My first film with Guy, Wrath of Man, was a terrifying experience for me because I just wanted to do well and get it right. For years I fanboyed him, and in my head, I was slightly bitter that I never got seen for any of his movies as a casting director, because I knew that world. Then out of the blue, I knew that he’d offered it to someone else, it might have been my sister, (laughs) but she felt that she wasn’t quite right, and I got the call the next day.
That must have been pretty fantastic.
I was like, “Fuck yes! Finally!
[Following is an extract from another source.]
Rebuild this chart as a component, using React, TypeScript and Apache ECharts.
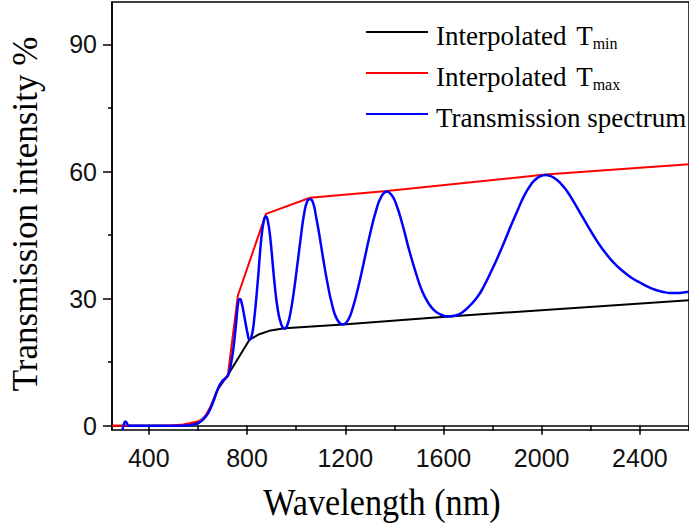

Oh my God.”
I suppose it’s only really about a year or two ago that I’ve begun to find my feet in terms of not being terrified before each meeting or presentation I have with Guy, and not working through fear, but rather through love and fun and believing my abilities because he likes my taste and my professional vibe in the room. I found it very hard because I just couldn’t believe I was working with Guy Ritchie for the first three or four years.
I have to say, it’s pretty amazing to me how jazzed you continue to be about the business, after spending your whole life in it. I would think it’d be awfully easy to be jaded about it.
At certain points, I have been jaded, being overwhelmed by the industry, the politics and the workload, but I love film. I love film. That’s my number one escape, and a good day for me would be sitting in a movie theater, either on my own or with people, watching a really good movie. It’s just a great honor to be doing these spectacular movies with people like Guy.
After working for literally your whole life in casting, what piece of advice or wisdom would you give to an actor coming in to audition for you?
I like people to be calm, with a sense of belonging and a sense of purpose, because I have called you in, and I’ve deemed you talented and up to the job.
What I’m interested in is the flow of the performance once the camera turns. I have faith in you because you’re here, so do me proud, but also, sometimes it’s knowing when to take that risk and make us all sit back and say, “Oh my God, I didn’t see it like that.”
That breathes life into the piece because the actor has the power to shock us with their intelligent choices. That’s the joy of my job, the choices the actor makes to fit the puzzle.